_Task to carry out_. Restate the listing that follows word for word, without its pictures.

_Given material_.

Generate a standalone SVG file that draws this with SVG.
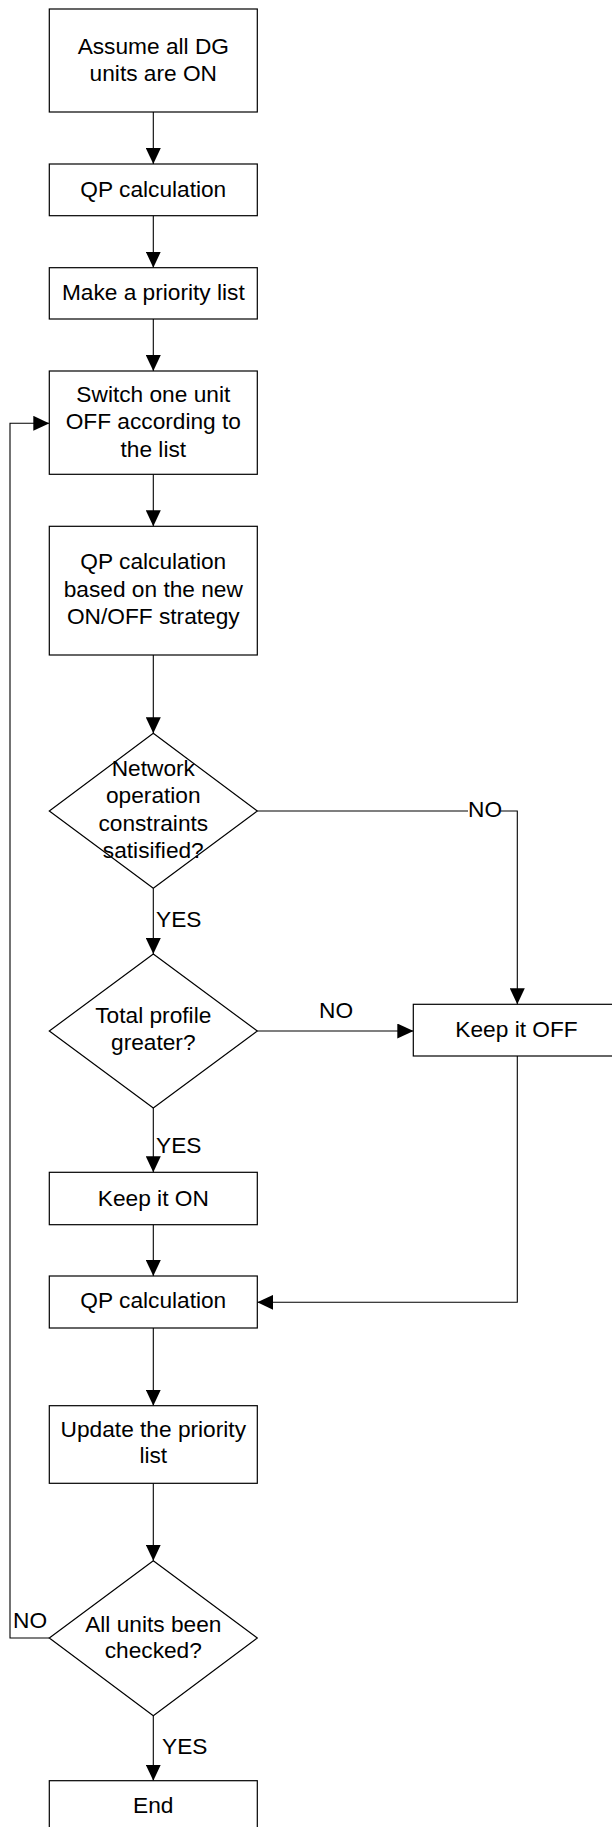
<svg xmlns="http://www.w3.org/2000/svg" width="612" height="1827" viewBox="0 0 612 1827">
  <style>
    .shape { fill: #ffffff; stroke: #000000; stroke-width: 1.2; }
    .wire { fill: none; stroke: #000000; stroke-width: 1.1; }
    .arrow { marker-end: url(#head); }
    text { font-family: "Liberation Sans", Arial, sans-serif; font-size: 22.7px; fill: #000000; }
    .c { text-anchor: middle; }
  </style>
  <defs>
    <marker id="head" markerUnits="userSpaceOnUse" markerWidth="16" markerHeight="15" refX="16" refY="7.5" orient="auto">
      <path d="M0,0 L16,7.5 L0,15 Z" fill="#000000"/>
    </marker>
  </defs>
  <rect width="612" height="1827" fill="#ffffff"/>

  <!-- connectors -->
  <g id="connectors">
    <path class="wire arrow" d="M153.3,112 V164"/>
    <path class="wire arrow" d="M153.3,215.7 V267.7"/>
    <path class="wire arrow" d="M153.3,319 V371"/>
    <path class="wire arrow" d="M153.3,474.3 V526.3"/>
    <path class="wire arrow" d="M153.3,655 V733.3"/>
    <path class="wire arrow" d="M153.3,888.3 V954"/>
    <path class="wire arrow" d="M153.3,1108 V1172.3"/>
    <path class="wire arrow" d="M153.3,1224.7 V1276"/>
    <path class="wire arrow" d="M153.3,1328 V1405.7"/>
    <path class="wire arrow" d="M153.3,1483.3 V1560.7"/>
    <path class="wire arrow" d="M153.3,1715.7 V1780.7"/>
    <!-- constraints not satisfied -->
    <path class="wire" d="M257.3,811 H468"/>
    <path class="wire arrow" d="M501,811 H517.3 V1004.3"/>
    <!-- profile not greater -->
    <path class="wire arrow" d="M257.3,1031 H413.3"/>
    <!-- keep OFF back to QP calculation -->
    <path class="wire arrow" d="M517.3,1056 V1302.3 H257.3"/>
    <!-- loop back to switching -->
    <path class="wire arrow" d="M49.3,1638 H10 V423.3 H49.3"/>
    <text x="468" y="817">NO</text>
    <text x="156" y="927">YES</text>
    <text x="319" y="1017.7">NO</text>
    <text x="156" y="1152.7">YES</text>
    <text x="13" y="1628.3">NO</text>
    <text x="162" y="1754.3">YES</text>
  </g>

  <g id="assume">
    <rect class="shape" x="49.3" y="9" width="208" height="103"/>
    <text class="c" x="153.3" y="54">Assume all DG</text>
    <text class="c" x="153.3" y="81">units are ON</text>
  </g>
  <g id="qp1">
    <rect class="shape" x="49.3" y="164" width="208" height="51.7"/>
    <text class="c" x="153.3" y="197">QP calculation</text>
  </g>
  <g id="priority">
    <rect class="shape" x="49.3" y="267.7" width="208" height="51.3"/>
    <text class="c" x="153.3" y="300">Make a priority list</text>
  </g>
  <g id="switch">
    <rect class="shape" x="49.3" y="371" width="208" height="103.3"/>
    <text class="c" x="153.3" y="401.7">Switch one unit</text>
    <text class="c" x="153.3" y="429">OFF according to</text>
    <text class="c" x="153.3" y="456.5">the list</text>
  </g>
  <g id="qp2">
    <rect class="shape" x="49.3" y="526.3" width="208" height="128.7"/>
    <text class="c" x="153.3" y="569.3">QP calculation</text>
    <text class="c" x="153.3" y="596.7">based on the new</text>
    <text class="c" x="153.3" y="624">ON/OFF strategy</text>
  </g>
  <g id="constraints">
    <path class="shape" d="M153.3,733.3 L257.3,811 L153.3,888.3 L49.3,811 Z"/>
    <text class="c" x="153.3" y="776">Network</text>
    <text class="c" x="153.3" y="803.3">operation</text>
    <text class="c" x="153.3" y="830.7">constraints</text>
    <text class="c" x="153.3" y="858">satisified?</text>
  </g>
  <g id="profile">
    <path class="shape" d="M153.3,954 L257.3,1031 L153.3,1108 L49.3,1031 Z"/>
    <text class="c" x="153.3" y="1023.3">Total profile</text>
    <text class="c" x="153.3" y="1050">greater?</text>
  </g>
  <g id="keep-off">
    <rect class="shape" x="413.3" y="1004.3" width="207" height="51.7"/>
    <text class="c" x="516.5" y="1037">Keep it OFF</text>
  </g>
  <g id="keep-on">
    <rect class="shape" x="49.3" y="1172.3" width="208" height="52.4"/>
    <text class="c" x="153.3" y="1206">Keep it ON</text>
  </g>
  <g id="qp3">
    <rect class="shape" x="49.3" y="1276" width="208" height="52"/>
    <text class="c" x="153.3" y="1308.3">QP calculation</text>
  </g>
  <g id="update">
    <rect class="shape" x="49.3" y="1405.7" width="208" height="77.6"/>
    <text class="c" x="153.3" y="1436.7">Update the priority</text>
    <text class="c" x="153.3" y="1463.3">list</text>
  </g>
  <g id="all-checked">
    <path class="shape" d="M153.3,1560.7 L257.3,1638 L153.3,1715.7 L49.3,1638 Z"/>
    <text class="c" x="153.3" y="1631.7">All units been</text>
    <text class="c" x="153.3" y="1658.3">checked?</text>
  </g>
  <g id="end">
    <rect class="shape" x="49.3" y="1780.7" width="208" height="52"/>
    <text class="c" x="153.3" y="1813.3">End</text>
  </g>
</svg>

_Exercise solution_.
Generate a standalone SVG file that draws this with SVG.
<svg xmlns="http://www.w3.org/2000/svg" width="612" height="1827" viewBox="0 0 612 1827">
  <style>
    .shape { fill: #ffffff; stroke: #000000; stroke-width: 1.2; }
    .wire { fill: none; stroke: #000000; stroke-width: 1.1; }
    .arrow { marker-end: url(#head); }
    text { font-family: "Liberation Sans", Arial, sans-serif; font-size: 22.7px; fill: #000000; }
    .c { text-anchor: middle; }
  </style>
  <defs>
    <marker id="head" markerUnits="userSpaceOnUse" markerWidth="16" markerHeight="15" refX="16" refY="7.5" orient="auto">
      <path d="M0,0 L16,7.5 L0,15 Z" fill="#000000"/>
    </marker>
  </defs>
  <rect width="612" height="1827" fill="#ffffff"/>

  <!-- connectors -->
  <g id="connectors">
    <path class="wire arrow" d="M153.3,112 V164"/>
    <path class="wire arrow" d="M153.3,215.7 V267.7"/>
    <path class="wire arrow" d="M153.3,319 V371"/>
    <path class="wire arrow" d="M153.3,474.3 V526.3"/>
    <path class="wire arrow" d="M153.3,655 V733.3"/>
    <path class="wire arrow" d="M153.3,888.3 V954"/>
    <path class="wire arrow" d="M153.3,1108 V1172.3"/>
    <path class="wire arrow" d="M153.3,1224.7 V1276"/>
    <path class="wire arrow" d="M153.3,1328 V1405.7"/>
    <path class="wire arrow" d="M153.3,1483.3 V1560.7"/>
    <path class="wire arrow" d="M153.3,1715.7 V1780.7"/>
    <!-- constraints not satisfied -->
    <path class="wire" d="M257.3,811 H468"/>
    <path class="wire arrow" d="M501,811 H517.3 V1004.3"/>
    <!-- profile not greater -->
    <path class="wire arrow" d="M257.3,1031 H413.3"/>
    <!-- keep OFF back to QP calculation -->
    <path class="wire arrow" d="M517.3,1056 V1302.3 H257.3"/>
    <!-- loop back to switching -->
    <path class="wire arrow" d="M49.3,1638 H10 V423.3 H49.3"/>
    <text x="468" y="817">NO</text>
    <text x="156" y="927">YES</text>
    <text x="319" y="1017.7">NO</text>
    <text x="156" y="1152.7">YES</text>
    <text x="13" y="1628.3">NO</text>
    <text x="162" y="1754.3">YES</text>
  </g>

  <g id="assume">
    <rect class="shape" x="49.3" y="9" width="208" height="103"/>
    <text class="c" x="153.3" y="54">Assume all DG</text>
    <text class="c" x="153.3" y="81">units are ON</text>
  </g>
  <g id="qp1">
    <rect class="shape" x="49.3" y="164" width="208" height="51.7"/>
    <text class="c" x="153.3" y="197">QP calculation</text>
  </g>
  <g id="priority">
    <rect class="shape" x="49.3" y="267.7" width="208" height="51.3"/>
    <text class="c" x="153.3" y="300">Make a priority list</text>
  </g>
  <g id="switch">
    <rect class="shape" x="49.3" y="371" width="208" height="103.3"/>
    <text class="c" x="153.3" y="401.7">Switch one unit</text>
    <text class="c" x="153.3" y="429">OFF according to</text>
    <text class="c" x="153.3" y="456.5">the list</text>
  </g>
  <g id="qp2">
    <rect class="shape" x="49.3" y="526.3" width="208" height="128.7"/>
    <text class="c" x="153.3" y="569.3">QP calculation</text>
    <text class="c" x="153.3" y="596.7">based on the new</text>
    <text class="c" x="153.3" y="624">ON/OFF strategy</text>
  </g>
  <g id="constraints">
    <path class="shape" d="M153.3,733.3 L257.3,811 L153.3,888.3 L49.3,811 Z"/>
    <text class="c" x="153.3" y="776">Network</text>
    <text class="c" x="153.3" y="803.3">operation</text>
    <text class="c" x="153.3" y="830.7">constraints</text>
    <text class="c" x="153.3" y="858">satisified?</text>
  </g>
  <g id="profile">
    <path class="shape" d="M153.3,954 L257.3,1031 L153.3,1108 L49.3,1031 Z"/>
    <text class="c" x="153.3" y="1023.3">Total profile</text>
    <text class="c" x="153.3" y="1050">greater?</text>
  </g>
  <g id="keep-off">
    <rect class="shape" x="413.3" y="1004.3" width="207" height="51.7"/>
    <text class="c" x="516.5" y="1037">Keep it OFF</text>
  </g>
  <g id="keep-on">
    <rect class="shape" x="49.3" y="1172.3" width="208" height="52.4"/>
    <text class="c" x="153.3" y="1206">Keep it ON</text>
  </g>
  <g id="qp3">
    <rect class="shape" x="49.3" y="1276" width="208" height="52"/>
    <text class="c" x="153.3" y="1308.3">QP calculation</text>
  </g>
  <g id="update">
    <rect class="shape" x="49.3" y="1405.7" width="208" height="77.6"/>
    <text class="c" x="153.3" y="1436.7">Update the priority</text>
    <text class="c" x="153.3" y="1463.3">list</text>
  </g>
  <g id="all-checked">
    <path class="shape" d="M153.3,1560.7 L257.3,1638 L153.3,1715.7 L49.3,1638 Z"/>
    <text class="c" x="153.3" y="1631.7">All units been</text>
    <text class="c" x="153.3" y="1658.3">checked?</text>
  </g>
  <g id="end">
    <rect class="shape" x="49.3" y="1780.7" width="208" height="52"/>
    <text class="c" x="153.3" y="1813.3">End</text>
  </g>
</svg>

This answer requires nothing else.